The Division of the Social Sciences officially approved the Committee on Education two weeks ago, making it the first of its kind in terms of research breadth to address the department’s goals for increased interdisciplinary studies.
The faculty roster includes professors of economics, psychology, public policy, human development, math, social service administration, and sociology.
“Normally these people wouldn’t talk to each other,” said Stephen Raudenbush, professor of sociology and chair of the committee.
Now these academic minds will not only talk to each other; they will influence one another’s research, share knowledge with their newest batch of fellowship recipients, and coalesce their findings for an eventual monograph to be distributed widely nationwide—all to improve the quality of public education in the country at large, according to Raudenbush.
Although the University’s Department of Education officially closed on June 30, 2001, resources and efforts have not stopped flowing to the study and improvement of public education. With the Center for Urban School Improvement (USI) and the Consortium of Chicago School Research (CCSR) in place since 1988 and 1990, respectively, along with two charter schools and the Urban Teachers Education Program (UTEP), the Committee on Education officially commenced in the spring of 2005.
Committee officials noted that the University’s involvement in education is part of a nationwide trend.
“The interest in scholarship and education has really risen in higher education around the country,” Raudenbush said.
Large research universities have also begun picking up where education schools have left off.
“There’s a national interest,” said John Mark Hansen, dean of social sciences. “It is aided by a sense that what is needed to solve it is new ideas, and they’re not coming out of education schools.”
Focusing on a research-based framework, the University is establishing a unique and perhaps improved approach to education scholarship, according to some administrators.
“The poor quality of American schooling, particularly for the least advantaged in our society, puts our country at serious risk,” said Timothy Knowles, director of USI.

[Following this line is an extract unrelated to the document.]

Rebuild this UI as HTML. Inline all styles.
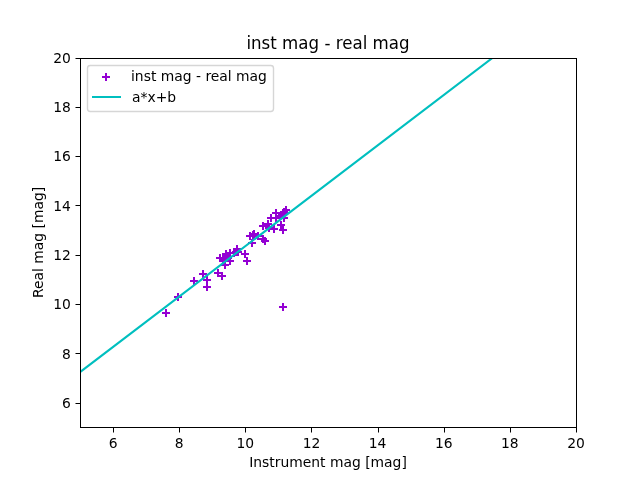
<!DOCTYPE html>
<html lang="en"><head><meta charset="utf-8"><title>inst mag - real mag</title>
<style>html,body{margin:0;padding:0;background:#fff;overflow:hidden}svg{display:block}text{font-family:'DejaVu Sans','Liberation Sans',sans-serif;fill:#000}.t{font-size:13.889px}.m rect{fill:#9400d3}</style></head><body>
<svg width="640" height="480" viewBox="0 0 640 480">
<rect width="640" height="480" fill="#fff"/>
<defs><clipPath id="c"><rect x="80" y="58" width="497" height="370"/></clipPath></defs>
<g class="m" shape-rendering="crispEdges">
<rect x="162" y="312" width="8" height="2"/><rect x="165" y="309" width="2" height="8"/>
<rect x="174" y="296" width="8" height="2"/><rect x="177" y="293" width="2" height="8"/>
<rect x="190" y="280" width="8" height="2"/><rect x="193" y="277" width="2" height="8"/>
<rect x="199" y="273" width="8" height="2"/><rect x="202" y="270" width="2" height="8"/>
<rect x="203" y="279" width="8" height="2"/><rect x="206" y="276" width="2" height="8"/>
<rect x="203" y="286" width="8" height="2"/><rect x="206" y="283" width="2" height="8"/>
<rect x="214" y="272" width="8" height="2"/><rect x="217" y="269" width="2" height="8"/>
<rect x="218" y="275" width="8" height="2"/><rect x="221" y="272" width="2" height="8"/>
<rect x="216" y="257" width="8" height="2"/><rect x="219" y="254" width="2" height="8"/>
<rect x="222" y="253" width="8" height="2"/><rect x="225" y="250" width="2" height="8"/>
<rect x="226" y="252" width="8" height="2"/><rect x="229" y="249" width="2" height="8"/>
<rect x="233" y="248" width="8" height="2"/><rect x="236" y="245" width="2" height="8"/>
<rect x="221" y="264" width="8" height="2"/><rect x="224" y="261" width="2" height="8"/>
<rect x="226" y="260" width="8" height="2"/><rect x="229" y="257" width="2" height="8"/>
<rect x="241" y="253" width="8" height="2"/><rect x="244" y="250" width="2" height="8"/>
<rect x="243" y="260" width="8" height="2"/><rect x="246" y="257" width="2" height="8"/>
<rect x="232" y="251" width="8" height="2"/><rect x="235" y="248" width="2" height="8"/>
<rect x="234" y="251" width="8" height="2"/><rect x="237" y="248" width="2" height="8"/>
<rect x="230" y="252" width="8" height="2"/><rect x="233" y="249" width="2" height="8"/>
<rect x="222" y="255" width="8" height="2"/><rect x="225" y="252" width="2" height="8"/>
<rect x="220" y="259" width="8" height="2"/><rect x="223" y="256" width="2" height="8"/>
<rect x="224" y="257" width="8" height="2"/><rect x="227" y="254" width="2" height="8"/>
<rect x="219" y="260" width="8" height="2"/><rect x="222" y="257" width="2" height="8"/>
<rect x="246" y="235" width="8" height="2"/><rect x="249" y="232" width="2" height="8"/>
<rect x="250" y="233" width="8" height="2"/><rect x="253" y="230" width="2" height="8"/>
<rect x="254" y="235" width="8" height="2"/><rect x="257" y="232" width="2" height="8"/>
<rect x="248" y="242" width="8" height="2"/><rect x="251" y="239" width="2" height="8"/>
<rect x="261" y="240" width="8" height="2"/><rect x="264" y="237" width="2" height="8"/>
<rect x="259" y="238" width="8" height="2"/><rect x="262" y="235" width="2" height="8"/>
<rect x="249" y="234" width="8" height="2"/><rect x="252" y="231" width="2" height="8"/>
<rect x="259" y="225" width="8" height="2"/><rect x="262" y="222" width="2" height="8"/>
<rect x="264" y="223" width="8" height="2"/><rect x="267" y="220" width="2" height="8"/>
<rect x="265" y="227" width="8" height="2"/><rect x="268" y="224" width="2" height="8"/>
<rect x="270" y="228" width="8" height="2"/><rect x="273" y="225" width="2" height="8"/>
<rect x="282" y="209" width="8" height="2"/><rect x="285" y="206" width="2" height="8"/>
<rect x="272" y="212" width="8" height="2"/><rect x="275" y="209" width="2" height="8"/>
<rect x="267" y="217" width="8" height="2"/><rect x="270" y="214" width="2" height="8"/>
<rect x="280" y="217" width="8" height="2"/><rect x="283" y="214" width="2" height="8"/>
<rect x="277" y="224" width="8" height="2"/><rect x="280" y="221" width="2" height="8"/>
<rect x="279" y="229" width="8" height="2"/><rect x="282" y="226" width="2" height="8"/>
<rect x="280" y="211" width="8" height="2"/><rect x="283" y="208" width="2" height="8"/>
<rect x="278" y="214" width="8" height="2"/><rect x="281" y="211" width="2" height="8"/>
<rect x="276" y="215" width="8" height="2"/><rect x="279" y="212" width="2" height="8"/>
<rect x="272" y="217" width="8" height="2"/><rect x="275" y="214" width="2" height="8"/>
<rect x="280" y="213" width="8" height="2"/><rect x="283" y="210" width="2" height="8"/>
<rect x="279" y="306" width="8" height="2"/><rect x="282" y="303" width="2" height="8"/>
</g>
<path d="M79 372.91 L578 -7.28" clip-path="url(#c)" fill="none" stroke="#00bfbf" stroke-width="2.08" stroke-linecap="square"/>
<g shape-rendering="crispEdges" fill="#000">
<rect x="80" y="58" width="1" height="370"/><rect x="576" y="58" width="1" height="370"/>
<rect x="80" y="58" width="497" height="1"/><rect x="80" y="427" width="497" height="1"/>
<rect x="113" y="428" width="1" height="4"/><rect x="113" y="432" width="1" height="1" fill="#7f7f7f"/>
<rect x="179" y="428" width="1" height="4"/><rect x="179" y="432" width="1" height="1" fill="#7f7f7f"/>
<rect x="245" y="428" width="1" height="4"/><rect x="245" y="432" width="1" height="1" fill="#7f7f7f"/>
<rect x="311" y="428" width="1" height="4"/><rect x="311" y="432" width="1" height="1" fill="#7f7f7f"/>
<rect x="378" y="428" width="1" height="4"/><rect x="378" y="432" width="1" height="1" fill="#7f7f7f"/>
<rect x="444" y="428" width="1" height="4"/><rect x="444" y="432" width="1" height="1" fill="#7f7f7f"/>
<rect x="510" y="428" width="1" height="4"/><rect x="510" y="432" width="1" height="1" fill="#7f7f7f"/>
<rect x="576" y="428" width="1" height="4"/><rect x="576" y="432" width="1" height="1" fill="#7f7f7f"/>
<rect x="76" y="403" width="4" height="1"/><rect x="75" y="403" width="1" height="1" fill="#7f7f7f"/>
<rect x="76" y="353" width="4" height="1"/><rect x="75" y="353" width="1" height="1" fill="#7f7f7f"/>
<rect x="76" y="304" width="4" height="1"/><rect x="75" y="304" width="1" height="1" fill="#7f7f7f"/>
<rect x="76" y="255" width="4" height="1"/><rect x="75" y="255" width="1" height="1" fill="#7f7f7f"/>
<rect x="76" y="205" width="4" height="1"/><rect x="75" y="205" width="1" height="1" fill="#7f7f7f"/>
<rect x="76" y="156" width="4" height="1"/><rect x="75" y="156" width="1" height="1" fill="#7f7f7f"/>
<rect x="76" y="107" width="4" height="1"/><rect x="75" y="107" width="1" height="1" fill="#7f7f7f"/>
<rect x="76" y="58" width="4" height="1"/><rect x="75" y="58" width="1" height="1" fill="#7f7f7f"/>
</g>
<g class="t" text-anchor="middle">
<text x="113.07" y="448.48">6</text>
<text x="179.20" y="448.48">8</text>
<text x="245.33" y="448.48">10</text>
<text x="311.47" y="448.48">12</text>
<text x="377.60" y="448.48">14</text>
<text x="443.73" y="448.48">16</text>
<text x="509.87" y="448.48">18</text>
<text x="576.00" y="448.48">20</text>
<text x="328" y="467.47">Instrument mag [mag]</text>
<text x="43.16" y="242.4" transform="rotate(-90 43.16 242.4)">Real mag [mag]</text>
</g>
<g class="t" text-anchor="end">
<text x="70.8" y="407.84">6</text>
<text x="70.8" y="358.56">8</text>
<text x="70.8" y="309.28">10</text>
<text x="70.8" y="260.00">12</text>
<text x="70.8" y="210.72">14</text>
<text x="70.8" y="161.44">16</text>
<text x="70.8" y="112.16">18</text>
<text x="70.8" y="62.88">20</text>
</g>
<text transform="translate(328 49.27) scale(1 1.1)" text-anchor="middle" font-size="16.667">inst mag - real mag</text>
<rect x="87.5" y="65.5" width="186" height="46" rx="2.78" fill="#fff" fill-opacity="0.8" stroke="#ccc" stroke-opacity="0.8" stroke-width="1.39"/>
<g class="m" shape-rendering="crispEdges"><rect x="102" y="76" width="8" height="2"/><rect x="105" y="73" width="2" height="8"/></g>
<rect x="92" y="96" width="29" height="2" fill="#00bfbf" shape-rendering="crispEdges"/>
<g class="t"><text x="131" y="80.65">inst mag - real mag</text><text x="132" y="102.04">a*x+b</text></g>
</svg></body></html>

With the bulk of research concentrated in the South Side, especially the University’s trio of charter schools, the committee will have an unsurpassable body of data on the impact of their efforts at improvement, according to Raudenbush. With the institutions so firmly embedded, he said, committee members can now wholly concentrate their efforts on data collection and analysis.
According to department statistics, UTEP will have graduated enough classes of teachers in five years for a demonstrable effect to be charted. North Kenwood, Oakland, Donoghue, and the forthcoming charter high school will have been in existence for 23 combined years. The statistics indicate that the CCSR will have 21 years of test results, censuses, and a variety of other data concerning Chicago Public Schools.
The committee has already garnered nationwide interest, receiving grants from both the MacArthur and Gates Foundations, as well as several million-dollar gifts from individual donors, some of whom have no affiliation with the University.
The widespread support is credited in large part to the committee’s perseverance and commitment.
“I am unaware of another university that is undertaking work with the scope, ambition, and coherence of the work here,” Knowles said.
Raudenbush echoed Knowles’ sentiments on the Committee’s unique accomplishments.
“It all sounds obvious, but it’s just not being done anywhere else,” he said.